• [Challenge]: Across the listing below, how many lines hold "this"? Reply with the number by itself.

• [Source records]:
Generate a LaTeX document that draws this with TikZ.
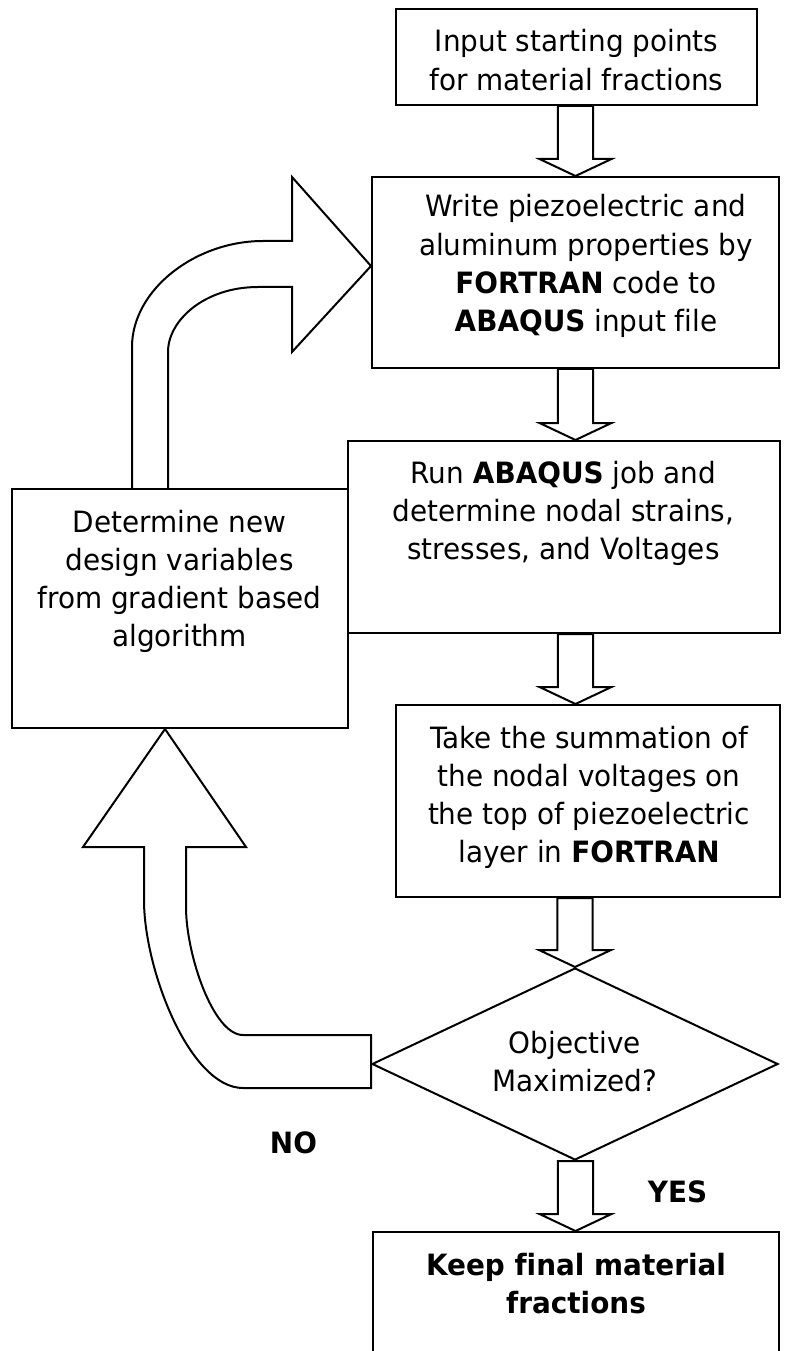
\documentclass[tikz,border=0pt]{standalone}
\usepackage{fontspec}
\setmainfont{DejaVu Sans}[FakeStretch=0.95, Ligatures=NoCommon]
\usetikzlibrary{shapes.geometric,calc}

% stacked, centred lines whose base anchor is the first baseline
\newcommand\stack[1]{\begin{tabular}[t]{@{}c@{}}#1\end{tabular}}

% hollow block arrow pointing down, from an edge to a tip point
\newcommand\blockarrow[2]{%
  \draw[blk] let \p1=(#1), \p2=(#2) in
    (\x2-13.3pt,\y1) -- (\x2-13.3pt,\y2+12.75pt) -- (\x2-27pt,\y2+12.75pt)
    -- (\x2,\y2) -- (\x2+27pt,\y2+12.75pt) -- (\x2+13.3pt,\y2+12.75pt)
    -- (\x2+13.3pt,\y1) -- cycle;}

\tikzset{
  box/.style={draw, line width=1.5pt, inner sep=0pt, fill=white},
  blk/.style={draw, line width=1.5pt, line join=miter},
  txt/.style={inner sep=0pt, anchor=base,
    font=\fontsize{22pt}{28.7pt}\selectfont},
}

\begin{document}
\begin{tikzpicture}[x=0.75pt, y=-0.75pt]
\useasboundingbox (0,0) rectangle (796,1351);
\fill[white] (0,0) rectangle (796,1351);
\clip (0,0) rectangle (796,1351);

% process boxes
\node[box, minimum width=270.75pt, minimum height=72pt]     (b1) at (576.5,57)  {};
\node[box, minimum width=305.25pt, minimum height=143.25pt] (b2) at (575.5,272.5) {};
\node[box, minimum width=324pt,    minimum height=144pt]    (b3) at (564,537)   {};
\node[box, minimum width=252pt,    minimum height=179.25pt] (bL) at (180,608.5) {};
\node[box, minimum width=288pt,    minimum height=144pt]    (b4) at (588,801)   {};
\node[box, shape=diamond, minimum width=304.5pt, minimum height=144pt] (d) at (575,1064) {};
\node[box, minimum width=304.5pt,  minimum height=111pt]    (b5) at (576,1306)  {};

% texts
\node[txt] (t1) at (576.5,52) {\stack{Input starting points\\for material fractions}};
\node[txt] (t2) at (586,217) {\stack{Write piezoelectric and\\aluminum properties by\\\textbf{FORTRAN} code to\\\textbf{ABAQUS} input file}};
\node[txt] (t3) at (563.5,483) {\stack{Run \textbf{ABAQUS} job and\\determine nodal strains,\\stresses, and Voltages}};
\node[txt] (tL) at (179.5,532) {\stack{Determine new\\design variables\\from gradient based\\algorithm}};
\node[txt] (t4) at (589,748) {\stack{Take the summation of\\the nodal voltages on\\the top of piezoelectric\\layer in \textbf{FORTRAN}}};
\node[txt] (td) at (575,1053) {\stack{Objective\\Maximized?}};
\node[txt] (t5) at (576,1275) {\stack{\textbf{Keep final material}\\\textbf{fractions}}};
\node[txt] (no)  at (293.5,1153) {\textbf{NO}};
\node[txt] (yes) at (677.5,1202) {\textbf{YES}};

% straight block arrows
\blockarrow{b1.south}{575.5,0 |- b2.north}
\blockarrow{b2.south}{575.5,0 |- b3.north}
\blockarrow{b3.south}{575.5,0 |- b4.north}
\blockarrow{b4.south}{d.north}
\blockarrow{d.south}{575.5,0 |- b5.north}

% curved block arrow: new design variables back to the input file step
\draw[blk] (132,0 |- bL.north) -- (132,347)
  .. controls (132,290) and (195,241) .. (263,241) -- (292,241) -- (292,177)
  -- (b2.west |- 0,266) -- (292,352) -- (292,287) -- (258,287)
  .. controls (205,287) and (168,320) .. (168,352) -- (168,0 |- bL.north);

% curved block arrow: NO branch up to the design update
\draw[blk] (d.west |- 0,1035) -- (243,1035)
  .. controls (213,1035) and (186,954) .. (186,907) -- (186,847) -- (246,847)
  -- (165,0 |- bL.south) -- (83,847) -- (144,847) -- (144,900)
  .. controls (144,970) and (190,1088) .. (243,1088)
  -- (d.west |- 0,1088) -- cycle;
\end{tikzpicture}
\end{document}
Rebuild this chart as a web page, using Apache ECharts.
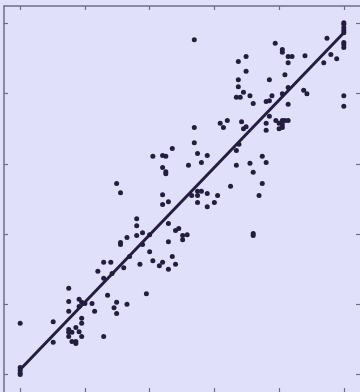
<!DOCTYPE html>
<html>
<head>
<meta charset="utf-8">
<script src="https://cdn.jsdelivr.net/npm/echarts@6/dist/echarts.min.js"></script>
<style>
  html, body { margin: 0; padding: 0; background: #e1e0fa; }
  #chart { width: 360px; height: 392px; }
</style>
</head>
<body>
<div id="chart"></div>
<script>
// observed values (x) and fitted/measured values (y)
const xValues = [
  0, 0, 0, 0, 0, 0.51, 0.51, 0.75, 0.75, 0.75, 0.75, 0.75, 0.75, 0.8, 0.8,
  0.86, 0.86, 0.86, 0.91, 0.91, 0.91, 0.95, 0.95, 0.95, 0.95, 1.0, 1.11, 1.15,
  1.2, 1.29, 1.29, 1.29, 1.35, 1.4, 1.42, 1.45, 1.49, 1.49, 1.6, 1.65, 1.85,
  1.95, 2.05, 2.15, 2.2, 2.29, 2.4, 2.35, 1.69, 2.0, 1.55, 1.55, 1.65, 1.8,
  1.8, 1.8, 1.89, 1.89, 2.0, 2.29, 2.29, 2.4, 2.45, 2.51, 2.51, 2.58, 1.49,
  1.55, 2.2, 2.29, 2.2, 2.25, 2.25, 2.2, 2.05, 2.2, 2.25, 2.35, 2.6, 2.69,
  2.69, 2.74, 2.8, 2.89, 2.65, 2.74, 2.8, 2.74, 2.89, 3.05, 2.74, 3.0, 2.89,
  2.69, 3.09, 3.14, 3.2, 3.25, 3.34, 3.34, 3.38, 3.42, 3.45, 3.49, 3.55, 3.6,
  3.74, 3.8, 3.74, 3.69, 3.6, 3.6, 3.37, 3.37, 3.37, 3.34, 3.4, 3.45, 3.49,
  3.49, 3.55, 3.6, 3.8, 3.85, 3.85, 3.89, 3.85, 3.8, 3.8, 3.95, 4.0, 4.0,
  4.05, 4.05, 4.05, 4.09, 4.14, 3.94, 4.05, 4.05, 4.14, 4.2, 4.14, 4.09, 4.05,
  4.14, 4.14, 4.4, 4.38, 4.43, 4.74, 4.8, 4.89, 4.69, 5, 5, 5, 5, 5, 5, 5, 5,
  5, 5
];
const yValues = [
  0.1, 0.06, 0.02, 0.0, 0.73, 0.75, 0.46, 1.23, 1.04, 0.9, 0.64, 0.6, 0.54,
  0.6, 0.47, 0.67, 0.47, 0.44, 1.07, 0.97, 0.61, 1.03, 0.8, 0.73, 0.54, 1.01,
  1.01, 0.9, 1.47, 1.6, 1.37, 0.54, 1.13, 1.6, 1.44, 0.95, 1.03, 0.87, 1.52,
  1.0, 1.57, 1.15, 1.62, 1.55, 1.6, 1.5, 1.57, 1.68, 1.68, 1.75, 1.88, 1.85,
  1.95, 2.22, 2.12, 1.98, 2.02, 1.85, 1.99, 2.15, 1.89, 2.05, 2.08, 1.98,
  1.92, 1.99, 2.72, 2.59, 2.56, 2.46, 2.42, 2.89, 2.86, 2.95, 3.11, 3.12,
  3.11, 3.22, 2.98, 3.3, 3.52, 3.15, 3.02, 3.12, 2.55, 2.61, 2.61, 2.55, 2.58,
  2.55, 2.45, 2.45, 2.39, 4.77, 3.58, 3.52, 3.62, 2.68, 2.98, 3.19, 3.28, 3.6,
  3.5, 3.53, 3.01, 2.88, 3.11, 3.02, 2.72, 2.55, 2.01, 1.98, 4.46, 4.2, 4.1,
  3.95, 3.95, 4.02, 4.53, 4.32, 3.97, 3.86, 3.89, 3.9, 4.2, 3.97, 3.68, 3.58,
  3.48, 3.62, 3.58, 3.5, 3.62, 3.56, 3.52, 3.62, 3.62, 4.72, 4.63, 4.59, 4.53,
  4.53, 4.44, 4.27, 4.0, 4.09, 3.85, 4.54, 4.05, 4.0, 4.79, 4.56, 4.5, 4.44,
  5.01, 4.99, 4.94, 4.9, 4.87, 4.73, 4.7, 4.66, 3.97, 3.82
];
// regression line end points
const fitX = [0, 5];
const fitY = [0.07, 4.87];
const tickValues = [0, 1, 2, 3, 4, 5];

const axisColor = '#6f6d86';
const markColor = '#241d40';

const chart = echarts.init(document.getElementById('chart'));

function axisCfg(position, showLine) {
  return {
    type: 'value', position: position, min: -0.25, max: 5.25,
    axisLine: { show: showLine, onZero: false, lineStyle: { color: axisColor, width: 1.5 } },
    axisTick: { show: true, inside: true, length: 4, customValues: tickValues, lineStyle: { color: axisColor, width: 1.2 } },
    axisLabel: { show: false, customValues: tickValues },
    splitLine: { show: false }
  };
}

chart.setOption({
  animation: false,
  backgroundColor: '#e1e0fa',
  grid: { left: 4, top: 6, right: 0, bottom: 0 },
  xAxis: [axisCfg('bottom', false), axisCfg('top', true)],
  yAxis: [axisCfg('left', true), axisCfg('right', false)],
  series: [
    {
      type: 'scatter',
      symbolSize: 5,
      itemStyle: { color: markColor, opacity: 1 },
      data: xValues.map((x, i) => [x, yValues[i]])
    },
    {
      type: 'line',
      showSymbol: false,
      z: 3,
      lineStyle: { color: markColor, width: 3 },
      data: fitX.map((x, i) => [x, fitY[i]])
    }
  ]
});
</script>
</body>
</html>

• [In response]: 2